Sunday, January 23

On Just War (part 2)

When considering a doctrine of Just War, the question of "Why?" is the most contentious. What reasons can justify armed assault, in releasing the "dogs of war" on an opposing state? One thread that winds its way in amongst the discussions of those opposing the Afghan or Iraq conflicts currently propose that War is a last and final alternative and to be avoided at great cost. This position regrettably ignores the fact that many things are worse indeed than war. In the recent past, we have resorted to war (or at least armed conflict) to avert genocide. Was that a valid reason? To move further in this discussion it is useful to for a list of some (attempting for all) of the reasons that people have gone to war.
  • Charity War can be enacted as an act of charity. For example as the only method of halting egregious civil rights violations (or injustices) taking place within the borders of a foreign state.
  • Greed or Avarice Expansion, seeking of glory, pride, in fact megalomania (in the part of a ruler), and desire for that which another state possesses has driven many states in the past to use war as a means to satisfy these needs.
  • Defense When attacked, a state will virtually always use war to defend its borders. Additionally, defense can be stated as a reason to attack when it is felt that the opposing state has undeniable malicious intent. Also for example, the Korean war was entertained by the US not so much to defend its borders against a North Korean aggressor, but was seen as a defensive move against global Communism.
  • Expansion To expand the region of control of a state. This is not always just based on Greed or Avarice, but population pressures or for example the doctrine of the US in the 19th century of Manifest Destiny, which was not obviously "greed" but a feeling that the country should naturally expand from "sea to shining sea".
  • Revenge After suffering a defeat or loss, a state or sovereign may choose to lick its wounds and return measure for measure on those who had inflicted past injury.
  • Redress of Wrongs Similar to the previous, but of more virtuous intent, that is to say to recover that which has been taken (Helen of Troy), address the loss of liberty (taxation without representation), or to remove the shackles of an unjust treaty, e.g., one reason stated for Germany entering into WWII, addressing the strictures o the Treaty of Versailles.
  • Contractual Obligation To honor past commitments. Many of the states entering into the "Great War" (WWI) did so to honor treaty agreements. Arguably by numerical measure, most states entering into armed conflict in the 20th century did so to honor treaty agreements.

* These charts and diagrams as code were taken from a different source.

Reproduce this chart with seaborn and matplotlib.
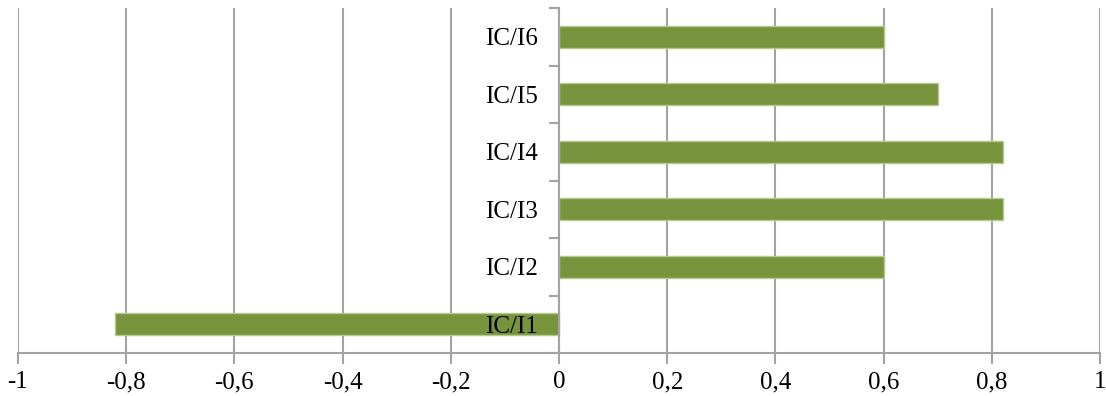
import matplotlib
matplotlib.use("Agg")
import matplotlib.pyplot as plt
import seaborn as sns
import pandas as pd
import numpy as np

# Ratios per indicator pair
categories = ["IC/I6", "IC/I5", "IC/I4", "IC/I3", "IC/I2", "IC/I1"]
values = [0.6, 0.7, 0.82, 0.82, 0.6, -0.82]
x_ticks = [-1, -0.8, -0.6, -0.4, -0.2, 0, 0.2, 0.4, 0.6, 0.8, 1]
x_tick_labels = ["-1", "-0,8", "-0,6", "-0,4", "-0,2", "0", "0,2", "0,4", "0,6", "0,8", "1"]

sns.set_theme(style="white")
plt.rcParams["font.family"] = ["Liberation Serif", "DejaVu Serif"]

df = pd.DataFrame({"category": categories, "value": values})

fig = plt.figure(figsize=(11.06, 3.96), dpi=100)
ax = fig.add_axes([18 / 1106, 43 / 396, 1082 / 1106, 345 / 396])

bar_color = "#77933C"
grid_color = "#a3a3a3"

sns.barplot(data=df, x="value", y="category", order=categories, orient="h",
            color=bar_color, saturation=1, width=0.39, ax=ax,
            edgecolor="#b5c98f", linewidth=1.0)
for p in ax.patches:
    p.set_zorder(1)

ax.set_xlim(-1, 1)
ax.set_ylim(len(categories) - 0.5, -0.5)
ax.set_xlabel("")
ax.set_ylabel("")

# axis (labels and ticks) above the bars, gridlines below them
ax.set_axisbelow(False)
ax.grid(False)
for t in x_ticks:
    ax.axvline(t, color=grid_color, lw=1.5, zorder=0.5)

ax.set_xticks(x_ticks)
ax.set_xticklabels(x_tick_labels, fontsize=18, color="black")
ax.tick_params(axis="x", which="major", direction="out", length=8, width=1.5,
               color=grid_color, pad=5, bottom=True)

# category axis sits at zero
ax.spines["left"].set_position(("data", 0))
for side in ["top", "right"]:
    ax.spines[side].set_visible(False)
for side in ["left", "bottom"]:
    ax.spines[side].set_color(grid_color)
    ax.spines[side].set_linewidth(1.5)

ax.set_yticks(np.arange(len(categories)))
ax.set_yticklabels(categories, fontsize=18, color="black")
ax.set_yticks(np.arange(len(categories) + 1) - 0.5, minor=True)
ax.tick_params(axis="y", which="major", length=0, pad=15, left=True)
ax.tick_params(axis="y", which="minor", direction="out", length=7, width=1.5,
               color=grid_color, left=True)

fig.savefig("out.png", dpi=100, facecolor="white")
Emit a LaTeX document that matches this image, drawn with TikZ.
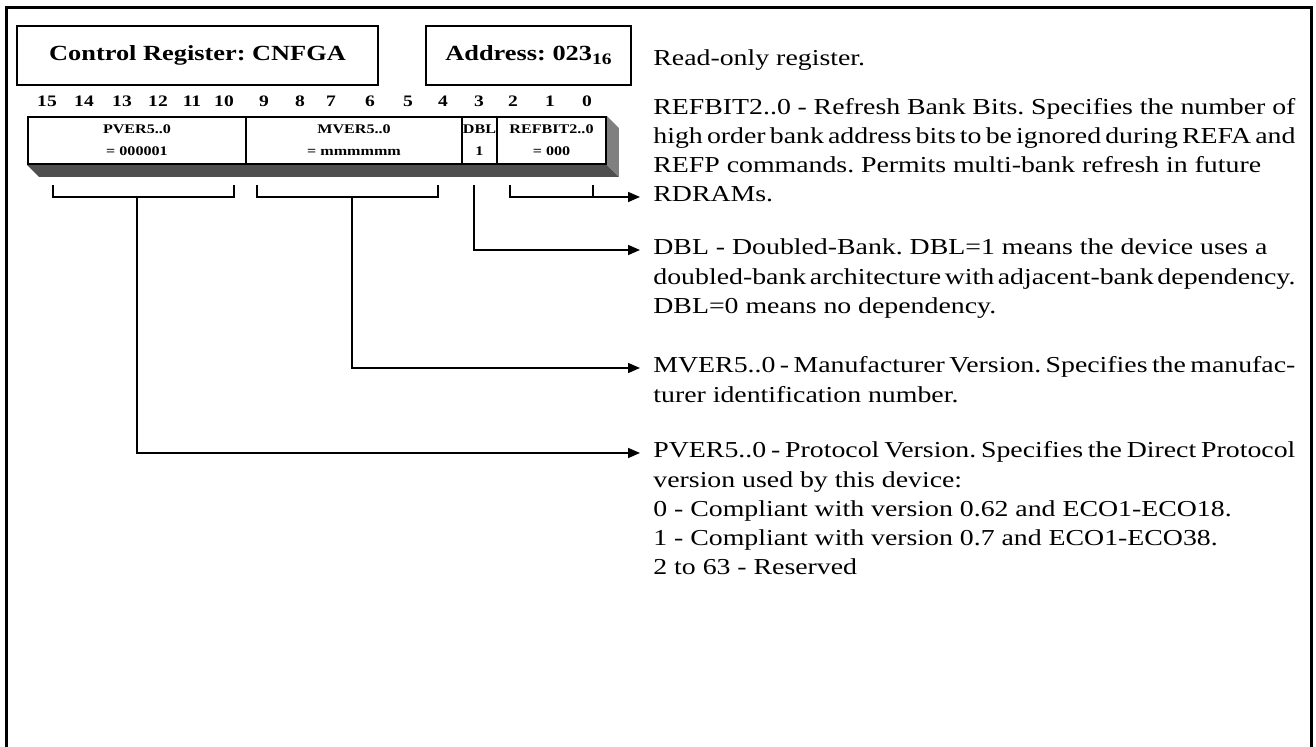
\documentclass[tikz,border=0pt]{standalone}
\usepackage{fontspec}
\setmainfont{Liberation Serif}[FakeStretch=1.22]
\usetikzlibrary{arrows.meta}
\pgfdeclarelayer{background}
\pgfsetlayers{background,main}
\frenchspacing
\newcommand{\desctext}[2][t]{\parbox[#1]{321pt}{\spaceskip=3.45pt plus 2pt minus 2.3pt\relax #2}}

\begin{document}
\begin{tikzpicture}[x=0.5pt, y=-0.5pt,
		title/.style={draw, line width=0.9pt, inner sep=0pt, minimum height=29.5pt, font=\fontsize{10.8}{13}\selectfont\bfseries},
		bitno/.style={anchor=base, inner sep=0pt, font=\fontsize{8}{9}\selectfont\bfseries},
		field/.style={draw, line width=0.9pt, inner sep=0pt, minimum height=23.5pt, align=center, font=\fontsize{6.6}{11}\selectfont\bfseries},
		desc/.style={anchor=base west, inner sep=0pt, font=\fontsize{11.4}{14.6}\selectfont},
		brk/.style={line width=0.8pt},
		arr/.style={brk, -{Triangle[length=6pt,width=5pt]}}]

			\useasboundingbox (0,0) rectangle (1316,747);
			\draw[line width=1.5pt] (6,752) -- (6,8) -- (1311,8) -- (1311,752);

			\node[title, minimum width=180.5pt] (ctrl) at (197.5,55.5) {Control Register: CNFGA};
			\node[title, minimum width=102.5pt] (addr) at (528.5,55.5) {Address: 023\raisebox{-2pt}{\fontsize{8}{9}\selectfont 16}};

			\foreach \b/\x in {15/47,14/84,13/122,12/158,11/192,10/224,9/264,8/300,7/331,6/370,5/408,4/443,3/479,2/513,1/550,0/587} {
				\node[bitno] (b\b) at (\x,107) {\b};
			}

			\node[field, minimum width=109pt] (pver) at (137,140.5) {PVER5..0\\= 000001};
			\node[field, minimum width=108pt] (mver) at (354,140.5) {MVER5..0\\= mmmmmm};
			\node[field, minimum width=17.5pt] (dbl) at (479.5,140.5) {DBL\\1};
			\node[field, minimum width=54.5pt] (refbit) at (551.5,140.5) {REFBIT2..0\\= 000};

			\begin{pgfonlayer}{background}
				\fill[black!69] (pver.south west) -- ++(12,12) -- ([shift={(12,12)}]refbit.south east) -- (refbit.south east) -- cycle;
				\fill[black!50] (refbit.north east) -- ([shift={(12,12)}]refbit.north east) -- ([shift={(12,12)}]refbit.south east) -- (refbit.south east) -- cycle;
			\end{pgfonlayer}

			\node[desc] (ro-t) at (653,66) {Read-only register.};
			\node[desc] (ref-t) at (653,202) {\desctext[b]{REFBIT2..0 - Refresh Bank Bits. Specifies the number of\linebreak high order bank address bits to be ignored during REFA and\linebreak REFP commands. Permits multi-bank refresh in future\\RDRAMs.}};
			\node[desc] (dbl-t) at (653,255) {\desctext{DBL - Doubled-Bank. DBL=1 means the device uses a\\doubled-bank architecture with adjacent-bank dependency.\linebreak DBL=0 means no dependency.}};
			\node[desc] (mver-t) at (653,373) {\desctext{MVER5..0 - Manufacturer Version. Specifies the manufac-\linebreak turer identification number.}};
			\node[desc] (pver-t) at (653,458) {\desctext{PVER5..0 - Protocol Version. Specifies the Direct Protocol\linebreak version used by this device:\\0 - Compliant with version 0.62 and ECO1-ECO18.\\1 - Compliant with version 0.7 and ECO1-ECO38.\\2 to 63 - Reserved}};

			\coordinate (pver-l) at (53,185);
			\coordinate (pver-r) at (234,185);
			\coordinate (pver-s) at (137,197);
			\coordinate (mver-l) at (257,185);
			\coordinate (mver-r) at (438,185);
			\coordinate (mver-s) at (352,197);
			\coordinate (dbl-s) at (474,185);
			\coordinate (ref-l) at (510,185);
			\coordinate (ref-r) at (593,185);

			\draw[brk] (pver-l) |- (pver-s) -| (pver-r);
			\draw[brk] (mver-l) |- (mver-s) -| (mver-r);
			\draw[brk] (ref-r) -- ++(0,12);

			\draw[arr] (ref-l) |- ([shift={(-13,-5)}]ref-t.base west);
			\draw[arr] (dbl-s) |- ([shift={(-13,-5)}]dbl-t.base west);
			\draw[arr] (mver-s) |- ([shift={(-13,-5)}]mver-t.base west);
			\draw[arr] (pver-s) |- ([shift={(-13,-5)}]pver-t.base west);
		\end{tikzpicture}
\end{document}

Which of these reasons can be considered just? Charity, Defense, Redress of Wrongs are Just causes. Contractual obligations can be just depending on the cause (just or not) of one's allies. The rest are not just causes for war.

A final point to consider is that a sovereign must gauge on the one hand the cost of the war with the benefit to its citizens. No sovereign has a accurate view of future events and what the true costs might be. That being said, these questions do not impact the evaluation of a war with respect of whether it might be just or not, just whether it be prudent, which is a different question entirely.

As to the current war which occupies so much of the current discourse, the Iraq conflict, Congress listed the reasons for the conflict as one of defense against suspected WMD efforts. Additional reasons cited were charitable intentions related to alleviating abuses of his own citizens inflicted various ethnic groups within Iraq.